[Begin SUPPLIED INFORMATION]
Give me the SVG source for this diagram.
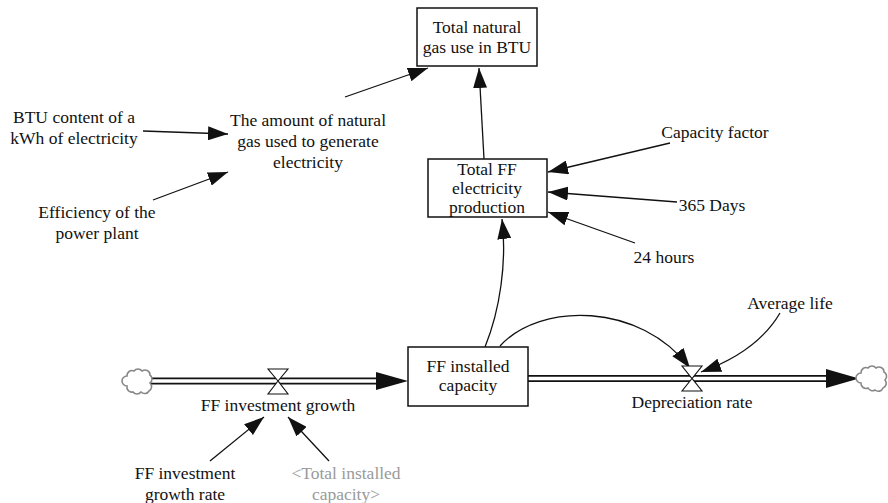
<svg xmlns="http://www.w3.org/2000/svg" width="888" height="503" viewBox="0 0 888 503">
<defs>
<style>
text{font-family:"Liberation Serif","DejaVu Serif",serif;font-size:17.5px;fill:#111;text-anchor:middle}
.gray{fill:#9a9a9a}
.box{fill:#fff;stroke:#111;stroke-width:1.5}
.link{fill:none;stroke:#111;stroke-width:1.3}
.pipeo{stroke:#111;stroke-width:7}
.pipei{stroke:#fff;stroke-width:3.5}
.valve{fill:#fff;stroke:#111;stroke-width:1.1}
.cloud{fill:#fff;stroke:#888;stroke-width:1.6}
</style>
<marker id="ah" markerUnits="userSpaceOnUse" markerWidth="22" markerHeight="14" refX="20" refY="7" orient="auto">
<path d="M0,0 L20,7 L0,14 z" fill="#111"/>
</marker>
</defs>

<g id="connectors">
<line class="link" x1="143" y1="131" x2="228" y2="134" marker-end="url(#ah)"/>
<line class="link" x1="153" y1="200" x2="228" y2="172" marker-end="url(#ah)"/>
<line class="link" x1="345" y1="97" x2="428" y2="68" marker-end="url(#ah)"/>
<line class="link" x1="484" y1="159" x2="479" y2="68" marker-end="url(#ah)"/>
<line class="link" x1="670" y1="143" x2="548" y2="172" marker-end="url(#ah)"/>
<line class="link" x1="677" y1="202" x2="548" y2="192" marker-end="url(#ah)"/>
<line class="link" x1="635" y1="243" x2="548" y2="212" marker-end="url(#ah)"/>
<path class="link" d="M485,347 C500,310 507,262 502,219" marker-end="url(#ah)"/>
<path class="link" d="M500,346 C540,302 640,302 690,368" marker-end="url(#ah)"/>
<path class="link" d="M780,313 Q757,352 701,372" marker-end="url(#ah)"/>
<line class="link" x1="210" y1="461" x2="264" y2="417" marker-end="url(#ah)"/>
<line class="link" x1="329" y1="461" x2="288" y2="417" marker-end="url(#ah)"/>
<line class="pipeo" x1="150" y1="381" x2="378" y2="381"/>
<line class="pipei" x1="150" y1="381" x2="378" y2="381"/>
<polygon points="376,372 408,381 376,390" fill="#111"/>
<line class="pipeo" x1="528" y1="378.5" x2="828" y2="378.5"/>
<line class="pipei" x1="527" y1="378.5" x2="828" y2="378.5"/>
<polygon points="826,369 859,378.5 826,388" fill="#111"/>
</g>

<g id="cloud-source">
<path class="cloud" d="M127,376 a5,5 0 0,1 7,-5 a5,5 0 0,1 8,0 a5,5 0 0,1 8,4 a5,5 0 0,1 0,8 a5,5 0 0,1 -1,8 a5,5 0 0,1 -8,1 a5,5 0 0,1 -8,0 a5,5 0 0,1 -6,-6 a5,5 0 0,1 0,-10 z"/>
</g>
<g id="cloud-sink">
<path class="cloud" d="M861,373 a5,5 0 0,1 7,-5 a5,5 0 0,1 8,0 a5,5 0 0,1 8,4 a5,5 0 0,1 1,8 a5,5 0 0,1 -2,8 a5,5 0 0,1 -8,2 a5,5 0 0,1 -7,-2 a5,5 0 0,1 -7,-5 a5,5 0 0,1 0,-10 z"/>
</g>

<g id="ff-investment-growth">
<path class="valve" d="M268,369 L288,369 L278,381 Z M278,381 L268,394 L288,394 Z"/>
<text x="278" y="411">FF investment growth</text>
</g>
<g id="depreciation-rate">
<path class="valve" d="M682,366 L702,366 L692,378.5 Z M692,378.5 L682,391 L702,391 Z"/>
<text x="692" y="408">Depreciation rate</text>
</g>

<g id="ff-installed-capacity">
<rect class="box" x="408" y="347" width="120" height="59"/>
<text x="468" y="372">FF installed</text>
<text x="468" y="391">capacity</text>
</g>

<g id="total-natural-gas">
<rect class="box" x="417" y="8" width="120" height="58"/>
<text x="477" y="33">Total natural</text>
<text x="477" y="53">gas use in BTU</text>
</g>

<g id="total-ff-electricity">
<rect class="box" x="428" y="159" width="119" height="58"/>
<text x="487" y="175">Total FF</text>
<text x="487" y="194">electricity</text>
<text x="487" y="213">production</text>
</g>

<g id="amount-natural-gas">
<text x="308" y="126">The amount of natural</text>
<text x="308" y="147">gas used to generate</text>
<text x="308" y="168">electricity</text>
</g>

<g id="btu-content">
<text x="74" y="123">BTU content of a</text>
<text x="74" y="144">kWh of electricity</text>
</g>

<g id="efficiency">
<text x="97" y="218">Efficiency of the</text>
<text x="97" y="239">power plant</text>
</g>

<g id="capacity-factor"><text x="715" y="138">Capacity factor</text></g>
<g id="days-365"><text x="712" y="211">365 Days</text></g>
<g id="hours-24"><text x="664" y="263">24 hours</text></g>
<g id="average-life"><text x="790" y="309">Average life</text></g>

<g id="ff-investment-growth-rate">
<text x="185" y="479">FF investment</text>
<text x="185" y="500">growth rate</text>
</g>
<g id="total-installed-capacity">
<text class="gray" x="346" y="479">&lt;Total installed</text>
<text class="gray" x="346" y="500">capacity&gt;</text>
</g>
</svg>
[End SUPPLIED INFORMATION]
**PROBLEM DETAILS**
Give back every line exactly as it stands, pictures excluded.

**RESPONSE TO THE TASK**
Give me the SVG source for this diagram.
<svg xmlns="http://www.w3.org/2000/svg" width="888" height="503" viewBox="0 0 888 503">
<defs>
<style>
text{font-family:"Liberation Serif","DejaVu Serif",serif;font-size:17.5px;fill:#111;text-anchor:middle}
.gray{fill:#9a9a9a}
.box{fill:#fff;stroke:#111;stroke-width:1.5}
.link{fill:none;stroke:#111;stroke-width:1.3}
.pipeo{stroke:#111;stroke-width:7}
.pipei{stroke:#fff;stroke-width:3.5}
.valve{fill:#fff;stroke:#111;stroke-width:1.1}
.cloud{fill:#fff;stroke:#888;stroke-width:1.6}
</style>
<marker id="ah" markerUnits="userSpaceOnUse" markerWidth="22" markerHeight="14" refX="20" refY="7" orient="auto">
<path d="M0,0 L20,7 L0,14 z" fill="#111"/>
</marker>
</defs>

<g id="connectors">
<line class="link" x1="143" y1="131" x2="228" y2="134" marker-end="url(#ah)"/>
<line class="link" x1="153" y1="200" x2="228" y2="172" marker-end="url(#ah)"/>
<line class="link" x1="345" y1="97" x2="428" y2="68" marker-end="url(#ah)"/>
<line class="link" x1="484" y1="159" x2="479" y2="68" marker-end="url(#ah)"/>
<line class="link" x1="670" y1="143" x2="548" y2="172" marker-end="url(#ah)"/>
<line class="link" x1="677" y1="202" x2="548" y2="192" marker-end="url(#ah)"/>
<line class="link" x1="635" y1="243" x2="548" y2="212" marker-end="url(#ah)"/>
<path class="link" d="M485,347 C500,310 507,262 502,219" marker-end="url(#ah)"/>
<path class="link" d="M500,346 C540,302 640,302 690,368" marker-end="url(#ah)"/>
<path class="link" d="M780,313 Q757,352 701,372" marker-end="url(#ah)"/>
<line class="link" x1="210" y1="461" x2="264" y2="417" marker-end="url(#ah)"/>
<line class="link" x1="329" y1="461" x2="288" y2="417" marker-end="url(#ah)"/>
<line class="pipeo" x1="150" y1="381" x2="378" y2="381"/>
<line class="pipei" x1="150" y1="381" x2="378" y2="381"/>
<polygon points="376,372 408,381 376,390" fill="#111"/>
<line class="pipeo" x1="528" y1="378.5" x2="828" y2="378.5"/>
<line class="pipei" x1="527" y1="378.5" x2="828" y2="378.5"/>
<polygon points="826,369 859,378.5 826,388" fill="#111"/>
</g>

<g id="cloud-source">
<path class="cloud" d="M127,376 a5,5 0 0,1 7,-5 a5,5 0 0,1 8,0 a5,5 0 0,1 8,4 a5,5 0 0,1 0,8 a5,5 0 0,1 -1,8 a5,5 0 0,1 -8,1 a5,5 0 0,1 -8,0 a5,5 0 0,1 -6,-6 a5,5 0 0,1 0,-10 z"/>
</g>
<g id="cloud-sink">
<path class="cloud" d="M861,373 a5,5 0 0,1 7,-5 a5,5 0 0,1 8,0 a5,5 0 0,1 8,4 a5,5 0 0,1 1,8 a5,5 0 0,1 -2,8 a5,5 0 0,1 -8,2 a5,5 0 0,1 -7,-2 a5,5 0 0,1 -7,-5 a5,5 0 0,1 0,-10 z"/>
</g>

<g id="ff-investment-growth">
<path class="valve" d="M268,369 L288,369 L278,381 Z M278,381 L268,394 L288,394 Z"/>
<text x="278" y="411">FF investment growth</text>
</g>
<g id="depreciation-rate">
<path class="valve" d="M682,366 L702,366 L692,378.5 Z M692,378.5 L682,391 L702,391 Z"/>
<text x="692" y="408">Depreciation rate</text>
</g>

<g id="ff-installed-capacity">
<rect class="box" x="408" y="347" width="120" height="59"/>
<text x="468" y="372">FF installed</text>
<text x="468" y="391">capacity</text>
</g>

<g id="total-natural-gas">
<rect class="box" x="417" y="8" width="120" height="58"/>
<text x="477" y="33">Total natural</text>
<text x="477" y="53">gas use in BTU</text>
</g>

<g id="total-ff-electricity">
<rect class="box" x="428" y="159" width="119" height="58"/>
<text x="487" y="175">Total FF</text>
<text x="487" y="194">electricity</text>
<text x="487" y="213">production</text>
</g>

<g id="amount-natural-gas">
<text x="308" y="126">The amount of natural</text>
<text x="308" y="147">gas used to generate</text>
<text x="308" y="168">electricity</text>
</g>

<g id="btu-content">
<text x="74" y="123">BTU content of a</text>
<text x="74" y="144">kWh of electricity</text>
</g>

<g id="efficiency">
<text x="97" y="218">Efficiency of the</text>
<text x="97" y="239">power plant</text>
</g>

<g id="capacity-factor"><text x="715" y="138">Capacity factor</text></g>
<g id="days-365"><text x="712" y="211">365 Days</text></g>
<g id="hours-24"><text x="664" y="263">24 hours</text></g>
<g id="average-life"><text x="790" y="309">Average life</text></g>

<g id="ff-investment-growth-rate">
<text x="185" y="479">FF investment</text>
<text x="185" y="500">growth rate</text>
</g>
<g id="total-installed-capacity">
<text class="gray" x="346" y="479">&lt;Total installed</text>
<text class="gray" x="346" y="500">capacity&gt;</text>
</g>
</svg>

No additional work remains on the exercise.